# INFORMATION SHOWN:
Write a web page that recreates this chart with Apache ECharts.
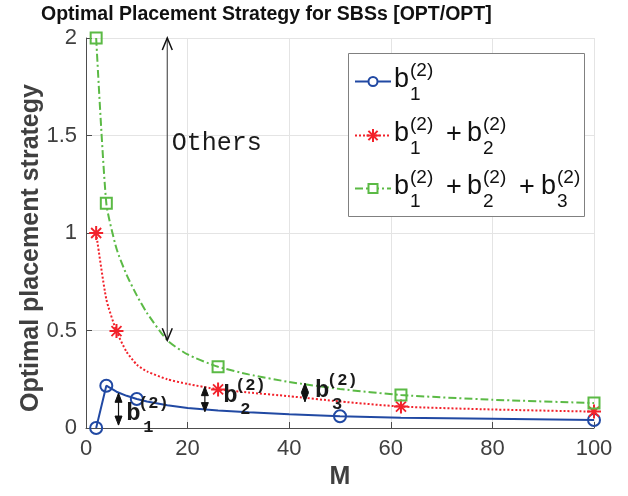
<!DOCTYPE html>
<html><head><meta charset="utf-8">
<script src="https://cdn.jsdelivr.net/npm/echarts@6/dist/echarts.min.js"></script>
<style>html,body{margin:0;padding:0;background:#fff}#c{width:628px;height:496px}</style>
</head><body><div id="c"></div>
<script>
// ---- data ----
const mValues = [2, 4, 6, 8, 10, 12, 16, 20, 26, 32, 40, 50, 62, 80, 100];
const b1Values   = [0, 0.217, 0.186, 0.165, 0.149, 0.136, 0.117, 0.103, 0.090, 0.081, 0.070, 0.060, 0.053, 0.047, 0.041];
const b12Values  = [1.0, 0.66, 0.497, 0.39, 0.325, 0.29, 0.25, 0.226, 0.198, 0.182, 0.163, 0.136, 0.110, 0.095, 0.084];
const b123Values = [2.0, 1.152, 0.92, 0.785, 0.68, 0.59, 0.45, 0.377, 0.314, 0.275, 0.236, 0.200, 0.169, 0.145, 0.128];
const b1Marks = [2, 4, 10, 50, 100];
const b12Marks = [2, 6, 26, 62, 100];
const b123Marks = [2, 4, 26, 62, 100];
const xTicks = [0, 20, 40, 60, 80, 100];
const yTicks = [0, 0.5, 1, 1.5, 2];
// annotations (data coordinates)
const othersArrow = [16, 2, 0.45];           // x, top, bottom
const othersLabel = [16.9, 1.46];
const bArrows = [[6.4, 0.015, 0.178], [23.4, 0.084, 0.212], [43.1, 0.135, 0.229]];
const bLabels = [['1', 7.9, 0.072], ['2', 27, 0.164], ['3', 45.1, 0.19]];

const BLUE = '#2149a3', RED = '#f2222b', GREEN = '#5bba45';
const SANS = '"Liberation Sans", Arial, Helvetica, sans-serif';
const MONO = '"Liberation Mono", "Courier New", monospace';
const STAR = 'path://M-1,-7L1,-7L1,7L-1,7Z M-7,-1L7,-1L7,1L-7,1Z M-4.36,-5.64L5.64,4.36L4.36,5.64L-5.64,-4.36Z M5.64,-4.36L-4.36,5.64L-5.64,4.36L4.36,-5.64Z';

function build(vals, marks) {
  return mValues.map((m, i) => marks.includes(m) ? { value: [m, vals[i]] } : { value: [m, vals[i]], symbol: 'none' });
}

const chart = echarts.init(document.getElementById('c'), null, { renderer: 'canvas' });
const axisCol = '#4d4d4d';
chart.setOption({
  animation: false,
  backgroundColor: '#fff',
  title: {
    text: 'Optimal Placement Strategy for SBSs [OPT/OPT]',
    left: 36, top: 0,
    textStyle: { fontFamily: SANS, fontSize: 19.5, fontWeight: 'bold', color: '#111' }
  },
  grid: { left: 86, right: 34, top: 38, bottom: 68, containLabel: false },
  xAxis: {
    type: 'value', min: xTicks[0], max: xTicks[xTicks.length - 1], interval: 20,
    name: 'M', nameLocation: 'middle', nameGap: 27,
    nameTextStyle: { fontFamily: SANS, fontSize: 25, fontWeight: 'bold', color: '#404040' },
    axisLine: { show: true, lineStyle: { color: axisCol, width: 1 } },
    axisTick: { show: true, inside: true, length: 6, lineStyle: { color: axisCol } },
    axisLabel: { fontFamily: SANS, fontSize: 22, color: '#404040', margin: 10 },
    splitLine: { show: true, lineStyle: { color: '#e4e4e4', width: 1 } }
  },
  yAxis: {
    type: 'value', min: yTicks[0], max: yTicks[yTicks.length - 1], interval: 0.5,
    name: 'Optimal placement strategy', nameLocation: 'middle', nameGap: 42, nameMoveOverlap: false,
    nameTextStyle: { fontFamily: SANS, fontSize: 25, fontWeight: 'bold', color: '#404040', padding: [0, 30, 0, 0] },
    axisLine: { show: true, lineStyle: { color: axisCol, width: 1 } },
    axisTick: { show: true, inside: true, length: 6, lineStyle: { color: axisCol } },
    axisLabel: { fontFamily: SANS, fontSize: 22, color: '#404040', margin: 9, formatter: v => String(v) },
    splitLine: { show: true, lineStyle: { color: '#e4e4e4', width: 1 } }
  },
  series: [
    {
      name: 'b1', type: 'line', data: build(b1Values, b1Marks), smooth: false,
      symbol: 'circle', symbolSize: 12, showAllSymbol: true,
      lineStyle: { color: BLUE, width: 2, type: 'solid' },
      itemStyle: { color: 'rgba(255,255,255,0)', borderColor: BLUE, borderWidth: 2 }, z: 3
    },
    {
      name: 'b1+b2', type: 'line', data: build(b12Values, b12Marks), smooth: 0.2,
      symbol: STAR, symbolSize: 14, showAllSymbol: true,
      lineStyle: { color: RED, width: 2, type: [2, 2] },
      itemStyle: { color: RED, borderWidth: 0 }, z: 4
    },
    {
      name: 'b1+b2+b3', type: 'line', data: build(b123Values, b123Marks), smooth: 0.2,
      symbol: 'rect', symbolSize: 11, showAllSymbol: true,
      lineStyle: { color: GREEN, width: 2, type: [8, 3, 2, 3] },
      itemStyle: { color: 'rgba(255,255,255,0)', borderColor: GREEN, borderWidth: 2 }, z: 5
    }
  ]
});

function px(x, y) { return chart.convertToPixel({ gridIndex: 0 }, [x, y]); }
const g = [];
// "Others" arrow
(function () {
  const t = px(othersArrow[0], othersArrow[1]), b = px(othersArrow[0], othersArrow[2]);
  g.push({ type: 'line', z: 50, shape: { x1: t[0], y1: t[1], x2: b[0], y2: b[1] }, style: { stroke: '#555', lineWidth: 1.2 } });
  g.push({ type: 'polyline', z: 50, shape: { points: [[t[0] - 5, t[1] + 12], [t[0], t[1]], [t[0] + 5, t[1] + 12]] }, style: { stroke: '#111', lineWidth: 1.5, fill: null } });
  g.push({ type: 'polyline', z: 50, shape: { points: [[b[0] - 5, b[1] - 12], [b[0], b[1]], [b[0] + 5, b[1] - 12]] }, style: { stroke: '#111', lineWidth: 1.5, fill: null } });
  const l = px(othersLabel[0], othersLabel[1]);
  g.push({ type: 'text', z: 50, style: { text: 'Others', x: l[0], y: l[1], font: 'normal 25px ' + MONO, fill: '#1a1a1a', align: 'left', verticalAlign: 'middle' } });
})();
// b arrows
bArrows.forEach(a => {
  const b = px(a[0], a[1]), t = px(a[0], a[2]);
  g.push({ type: 'line', z: 50, shape: { x1: t[0], y1: t[1], x2: b[0], y2: b[1] }, style: { stroke: '#111', lineWidth: 1.2 } });
  g.push({ type: 'polygon', z: 50, shape: { points: [[t[0] - 3.5, t[1] + 9], [t[0], t[1]], [t[0] + 3.5, t[1] + 9]] }, style: { fill: '#111', stroke: '#111', lineWidth: 1 } });
  g.push({ type: 'polygon', z: 50, shape: { points: [[b[0] - 3.5, b[1] - 9], [b[0], b[1]], [b[0] + 3.5, b[1] - 9]] }, style: { fill: '#111', stroke: '#111', lineWidth: 1 } });
});
// b labels
bLabels.forEach(l => {
  const p = px(l[1], l[2]);
  g.push({ type: 'text', z: 50, style: { text: 'b', x: p[0], y: p[1], font: 'bold 24px ' + MONO, fill: '#1a1a1a', align: 'left', verticalAlign: 'middle' } });
  g.push({ type: 'text', z: 50, style: { text: '(2)', x: p[0] + 12, y: p[1] - 10, font: 'bold 17px ' + MONO, fill: '#1a1a1a', align: 'left', verticalAlign: 'middle' } });
  g.push({ type: 'text', z: 50, style: { text: l[0], x: p[0] + 17, y: p[1] + 14, font: 'bold 17px ' + MONO, fill: '#1a1a1a', align: 'left', verticalAlign: 'middle' } });
});
// legend
g.push({ type: 'rect', z: 60, shape: { x: 348.5, y: 53.5, width: 236, height: 163 }, style: { fill: '#fff', stroke: '#808080', lineWidth: 1 } });
const legendRows = [
  { y: 81.5, color: BLUE, dash: null, n: 1, mk: 'circle' },
  { y: 135.5, color: RED, dash: [2, 2], n: 2, mk: 'star' },
  { y: 188.5, color: GREEN, dash: [8, 3, 2, 3], n: 3, mk: 'rect' }
];
legendRows.forEach(r => {
  g.push({ type: 'line', z: 61, shape: { x1: 355, y1: r.y, x2: 391, y2: r.y }, style: { stroke: r.color, lineWidth: 2, lineDash: r.dash } });
  if (r.mk === 'circle') g.push({ type: 'circle', z: 62, shape: { cx: 373, cy: r.y, r: 4.5 }, style: { fill: '#fff', stroke: r.color, lineWidth: 2 } });
  if (r.mk === 'rect') g.push({ type: 'rect', z: 62, shape: { x: 368.5, y: r.y - 4.5, width: 9, height: 9 }, style: { fill: '#fff', stroke: r.color, lineWidth: 2 } });
  if (r.mk === 'star') {
    const c = 373, s = 6.5, d = 4.6;
    [[c - s, r.y, c + s, r.y], [c, r.y - s, c, r.y + s], [c - d, r.y - d, c + d, r.y + d], [c - d, r.y + d, c + d, r.y - d]].forEach(q =>
      g.push({ type: 'line', z: 62, shape: { x1: q[0], y1: q[1], x2: q[2], y2: q[3] }, style: { stroke: r.color, lineWidth: 2 } }));
  }
  const starts = [394, 467, 541];
  for (let k = 1; k <= r.n; k++) {
    const x0 = starts[k - 1], yc = r.y - 1.5;
    g.push({ type: 'text', z: 62, style: { text: 'b', x: x0, y: yc, font: '27px ' + SANS, fill: '#111', align: 'left', verticalAlign: 'middle' } });
    g.push({ type: 'text', z: 62, style: { text: '(2)', x: x0 + 16, y: yc - 9, font: '19px ' + SANS, fill: '#111', align: 'left', verticalAlign: 'middle' } });
    g.push({ type: 'text', z: 62, style: { text: String(k), x: x0 + 16, y: yc + 15, font: '19px ' + SANS, fill: '#111', align: 'left', verticalAlign: 'middle' } });
    if (k < r.n) g.push({ type: 'text', z: 62, style: { text: '+', x: x0 + 52, y: yc + 1, font: '27px ' + SANS, fill: '#111', align: 'left', verticalAlign: 'middle' } });
  }
});
chart.setOption({ graphic: { elements: g } });
</script></body></html>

# EXERCISE OBJECTIVE:
Quote, please, every line of the material above from its start through the line that has "['3', 45.1, 0.19]];", reproducing the words exactly and dropping any images.

# RESULT OF THIS EXERCISE:
Write a web page that recreates this chart with Apache ECharts.
<!DOCTYPE html>
<html><head><meta charset="utf-8">
<script src="https://cdn.jsdelivr.net/npm/echarts@6/dist/echarts.min.js"></script>
<style>html,body{margin:0;padding:0;background:#fff}#c{width:628px;height:496px}</style>
</head><body><div id="c"></div>
<script>
// ---- data ----
const mValues = [2, 4, 6, 8, 10, 12, 16, 20, 26, 32, 40, 50, 62, 80, 100];
const b1Values   = [0, 0.217, 0.186, 0.165, 0.149, 0.136, 0.117, 0.103, 0.090, 0.081, 0.070, 0.060, 0.053, 0.047, 0.041];
const b12Values  = [1.0, 0.66, 0.497, 0.39, 0.325, 0.29, 0.25, 0.226, 0.198, 0.182, 0.163, 0.136, 0.110, 0.095, 0.084];
const b123Values = [2.0, 1.152, 0.92, 0.785, 0.68, 0.59, 0.45, 0.377, 0.314, 0.275, 0.236, 0.200, 0.169, 0.145, 0.128];
const b1Marks = [2, 4, 10, 50, 100];
const b12Marks = [2, 6, 26, 62, 100];
const b123Marks = [2, 4, 26, 62, 100];
const xTicks = [0, 20, 40, 60, 80, 100];
const yTicks = [0, 0.5, 1, 1.5, 2];
// annotations (data coordinates)
const othersArrow = [16, 2, 0.45];           // x, top, bottom
const othersLabel = [16.9, 1.46];
const bArrows = [[6.4, 0.015, 0.178], [23.4, 0.084, 0.212], [43.1, 0.135, 0.229]];
const bLabels = [['1', 7.9, 0.072], ['2', 27, 0.164], ['3', 45.1, 0.19]];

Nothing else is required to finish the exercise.